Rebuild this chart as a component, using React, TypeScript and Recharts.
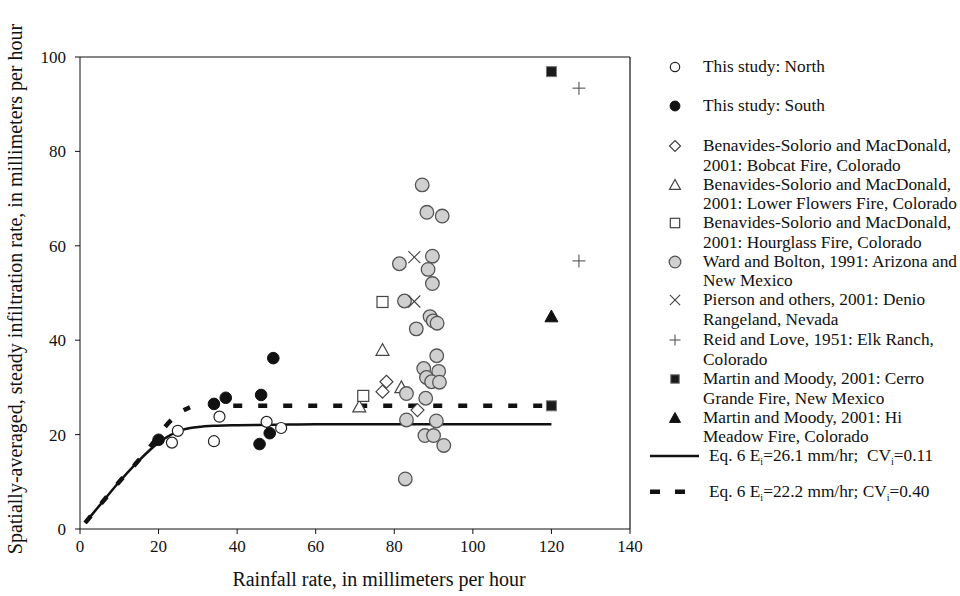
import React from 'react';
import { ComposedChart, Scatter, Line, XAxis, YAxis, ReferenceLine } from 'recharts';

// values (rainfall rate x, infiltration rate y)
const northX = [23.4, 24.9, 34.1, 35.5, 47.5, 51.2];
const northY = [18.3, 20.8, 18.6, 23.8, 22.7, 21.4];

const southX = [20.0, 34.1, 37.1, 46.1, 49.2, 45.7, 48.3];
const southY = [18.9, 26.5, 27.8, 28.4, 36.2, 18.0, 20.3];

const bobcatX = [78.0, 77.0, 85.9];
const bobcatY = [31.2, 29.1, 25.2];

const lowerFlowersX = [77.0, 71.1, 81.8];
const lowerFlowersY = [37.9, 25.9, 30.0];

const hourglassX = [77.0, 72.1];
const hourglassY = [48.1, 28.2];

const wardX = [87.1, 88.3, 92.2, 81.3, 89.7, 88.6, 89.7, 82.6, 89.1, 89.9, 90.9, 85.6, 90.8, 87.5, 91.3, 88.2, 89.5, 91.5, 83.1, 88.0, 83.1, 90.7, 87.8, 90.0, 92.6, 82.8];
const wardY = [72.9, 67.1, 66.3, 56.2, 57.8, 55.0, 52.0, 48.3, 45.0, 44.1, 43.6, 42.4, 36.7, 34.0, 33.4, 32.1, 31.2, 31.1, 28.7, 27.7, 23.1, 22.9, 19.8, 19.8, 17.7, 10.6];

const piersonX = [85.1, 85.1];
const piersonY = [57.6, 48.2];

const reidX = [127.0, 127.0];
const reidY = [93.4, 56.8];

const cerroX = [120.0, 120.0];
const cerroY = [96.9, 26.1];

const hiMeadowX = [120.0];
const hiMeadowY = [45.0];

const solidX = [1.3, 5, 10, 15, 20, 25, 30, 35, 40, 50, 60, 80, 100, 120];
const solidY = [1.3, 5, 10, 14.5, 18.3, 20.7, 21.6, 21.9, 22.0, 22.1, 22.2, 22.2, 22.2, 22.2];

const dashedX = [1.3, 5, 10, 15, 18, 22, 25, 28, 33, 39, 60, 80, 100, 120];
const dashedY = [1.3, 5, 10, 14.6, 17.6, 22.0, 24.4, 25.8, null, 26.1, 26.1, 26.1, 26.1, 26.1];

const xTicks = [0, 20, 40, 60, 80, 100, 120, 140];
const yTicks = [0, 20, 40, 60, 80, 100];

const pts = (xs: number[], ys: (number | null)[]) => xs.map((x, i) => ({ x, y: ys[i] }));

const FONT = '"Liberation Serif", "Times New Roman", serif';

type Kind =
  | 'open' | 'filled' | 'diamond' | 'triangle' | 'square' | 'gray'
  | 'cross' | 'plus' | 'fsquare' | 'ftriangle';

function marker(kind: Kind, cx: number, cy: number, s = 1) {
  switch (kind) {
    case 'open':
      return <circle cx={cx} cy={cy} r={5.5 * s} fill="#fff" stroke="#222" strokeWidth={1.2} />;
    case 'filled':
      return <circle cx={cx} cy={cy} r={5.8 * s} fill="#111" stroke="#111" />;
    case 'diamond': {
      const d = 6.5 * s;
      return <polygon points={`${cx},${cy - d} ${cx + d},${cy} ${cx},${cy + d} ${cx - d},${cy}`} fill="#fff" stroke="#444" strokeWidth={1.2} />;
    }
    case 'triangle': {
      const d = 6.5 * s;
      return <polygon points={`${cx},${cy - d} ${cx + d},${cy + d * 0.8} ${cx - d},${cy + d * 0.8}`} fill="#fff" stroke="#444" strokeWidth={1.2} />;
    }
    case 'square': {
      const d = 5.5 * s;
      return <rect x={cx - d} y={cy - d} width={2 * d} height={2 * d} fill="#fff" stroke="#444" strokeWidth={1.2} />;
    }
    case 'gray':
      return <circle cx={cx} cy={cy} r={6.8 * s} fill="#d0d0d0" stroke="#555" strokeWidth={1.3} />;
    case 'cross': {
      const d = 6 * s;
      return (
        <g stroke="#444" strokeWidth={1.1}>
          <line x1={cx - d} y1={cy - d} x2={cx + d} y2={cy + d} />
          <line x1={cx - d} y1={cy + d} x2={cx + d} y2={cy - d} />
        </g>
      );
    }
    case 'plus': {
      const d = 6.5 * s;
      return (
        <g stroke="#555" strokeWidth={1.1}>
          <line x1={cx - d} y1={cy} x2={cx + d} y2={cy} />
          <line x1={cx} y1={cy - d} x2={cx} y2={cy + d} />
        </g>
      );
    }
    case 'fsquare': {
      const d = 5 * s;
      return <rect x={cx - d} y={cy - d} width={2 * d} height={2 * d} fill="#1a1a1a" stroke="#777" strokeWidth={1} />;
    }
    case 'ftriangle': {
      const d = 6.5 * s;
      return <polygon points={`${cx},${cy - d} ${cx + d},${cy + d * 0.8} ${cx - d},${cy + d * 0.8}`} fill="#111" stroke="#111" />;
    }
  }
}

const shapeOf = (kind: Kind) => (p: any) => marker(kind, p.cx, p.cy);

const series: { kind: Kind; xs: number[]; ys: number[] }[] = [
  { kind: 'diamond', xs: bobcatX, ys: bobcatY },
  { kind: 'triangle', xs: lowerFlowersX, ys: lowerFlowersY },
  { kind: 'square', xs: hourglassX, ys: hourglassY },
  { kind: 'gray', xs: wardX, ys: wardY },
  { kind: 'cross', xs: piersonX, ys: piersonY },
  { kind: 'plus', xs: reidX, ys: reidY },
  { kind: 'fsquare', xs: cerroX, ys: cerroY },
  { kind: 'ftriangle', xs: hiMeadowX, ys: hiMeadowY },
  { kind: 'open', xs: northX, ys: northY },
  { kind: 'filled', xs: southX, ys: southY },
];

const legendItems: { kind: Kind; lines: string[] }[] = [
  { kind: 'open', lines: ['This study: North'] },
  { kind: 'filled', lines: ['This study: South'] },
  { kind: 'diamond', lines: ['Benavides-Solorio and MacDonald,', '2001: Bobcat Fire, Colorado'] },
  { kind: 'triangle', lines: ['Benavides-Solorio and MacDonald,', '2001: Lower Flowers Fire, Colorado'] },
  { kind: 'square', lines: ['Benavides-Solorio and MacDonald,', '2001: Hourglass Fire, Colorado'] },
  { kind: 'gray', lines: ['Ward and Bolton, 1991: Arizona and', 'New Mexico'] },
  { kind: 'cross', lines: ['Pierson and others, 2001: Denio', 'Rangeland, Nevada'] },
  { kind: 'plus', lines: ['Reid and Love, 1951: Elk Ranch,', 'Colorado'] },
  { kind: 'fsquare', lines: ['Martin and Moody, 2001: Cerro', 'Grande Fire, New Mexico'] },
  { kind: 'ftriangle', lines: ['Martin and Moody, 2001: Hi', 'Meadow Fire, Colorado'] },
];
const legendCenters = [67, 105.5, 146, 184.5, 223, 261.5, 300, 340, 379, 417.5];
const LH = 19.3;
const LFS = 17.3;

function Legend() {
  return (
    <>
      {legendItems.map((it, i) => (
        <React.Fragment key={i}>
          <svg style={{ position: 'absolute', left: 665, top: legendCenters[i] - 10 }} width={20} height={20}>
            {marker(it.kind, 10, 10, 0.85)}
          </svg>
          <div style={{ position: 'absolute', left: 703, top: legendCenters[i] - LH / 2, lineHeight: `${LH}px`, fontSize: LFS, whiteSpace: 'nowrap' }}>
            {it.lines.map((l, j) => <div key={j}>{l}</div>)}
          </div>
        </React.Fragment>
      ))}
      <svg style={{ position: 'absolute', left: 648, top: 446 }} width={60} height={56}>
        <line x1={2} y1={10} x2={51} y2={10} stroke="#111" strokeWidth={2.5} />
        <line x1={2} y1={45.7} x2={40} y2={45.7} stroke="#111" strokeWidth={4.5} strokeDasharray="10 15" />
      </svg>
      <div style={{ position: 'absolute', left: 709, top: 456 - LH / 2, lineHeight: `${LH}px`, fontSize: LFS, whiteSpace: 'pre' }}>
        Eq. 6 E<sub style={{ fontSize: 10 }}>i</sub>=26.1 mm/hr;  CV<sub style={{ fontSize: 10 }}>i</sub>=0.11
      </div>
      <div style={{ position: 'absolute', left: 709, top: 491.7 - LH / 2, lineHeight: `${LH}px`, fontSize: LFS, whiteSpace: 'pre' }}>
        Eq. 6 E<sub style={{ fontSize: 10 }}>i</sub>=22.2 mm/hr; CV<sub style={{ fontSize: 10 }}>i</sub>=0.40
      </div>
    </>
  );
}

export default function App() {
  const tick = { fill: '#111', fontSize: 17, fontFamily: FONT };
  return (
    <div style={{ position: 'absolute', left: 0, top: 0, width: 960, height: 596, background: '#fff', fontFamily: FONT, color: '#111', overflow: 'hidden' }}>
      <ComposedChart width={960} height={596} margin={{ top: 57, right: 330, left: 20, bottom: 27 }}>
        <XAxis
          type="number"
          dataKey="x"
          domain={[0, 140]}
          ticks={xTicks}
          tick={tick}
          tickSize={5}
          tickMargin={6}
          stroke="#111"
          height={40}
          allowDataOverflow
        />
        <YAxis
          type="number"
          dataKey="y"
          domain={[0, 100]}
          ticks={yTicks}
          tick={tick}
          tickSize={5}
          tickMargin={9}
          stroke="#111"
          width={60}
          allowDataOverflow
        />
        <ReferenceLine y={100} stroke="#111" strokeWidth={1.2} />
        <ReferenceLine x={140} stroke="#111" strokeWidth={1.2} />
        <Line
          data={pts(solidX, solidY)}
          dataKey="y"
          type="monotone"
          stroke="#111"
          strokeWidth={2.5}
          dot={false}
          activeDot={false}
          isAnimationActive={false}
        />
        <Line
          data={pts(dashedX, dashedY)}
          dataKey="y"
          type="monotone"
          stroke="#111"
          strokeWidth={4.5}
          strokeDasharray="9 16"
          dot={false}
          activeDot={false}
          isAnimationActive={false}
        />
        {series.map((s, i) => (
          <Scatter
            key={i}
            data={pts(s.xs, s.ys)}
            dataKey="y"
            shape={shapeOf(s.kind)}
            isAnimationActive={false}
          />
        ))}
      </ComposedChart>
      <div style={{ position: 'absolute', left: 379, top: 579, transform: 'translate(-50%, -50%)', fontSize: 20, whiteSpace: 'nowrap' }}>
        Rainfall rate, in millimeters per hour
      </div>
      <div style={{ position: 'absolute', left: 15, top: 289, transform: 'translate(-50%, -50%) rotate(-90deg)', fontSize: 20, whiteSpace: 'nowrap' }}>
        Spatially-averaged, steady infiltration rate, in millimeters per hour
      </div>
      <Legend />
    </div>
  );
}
• • • •
### Given instruction
Every line from the top of the material above through the line with "const southY = [18.9, 26.5, 27.8, 28.4, 36.2, 18.0, 20.3];" should be duplicated exactly, please; leave out the pictures.

### Response below
Rebuild this chart as a component, using React, TypeScript and Recharts.
import React from 'react';
import { ComposedChart, Scatter, Line, XAxis, YAxis, ReferenceLine } from 'recharts';

// values (rainfall rate x, infiltration rate y)
const northX = [23.4, 24.9, 34.1, 35.5, 47.5, 51.2];
const northY = [18.3, 20.8, 18.6, 23.8, 22.7, 21.4];

const southX = [20.0, 34.1, 37.1, 46.1, 49.2, 45.7, 48.3];
const southY = [18.9, 26.5, 27.8, 28.4, 36.2, 18.0, 20.3];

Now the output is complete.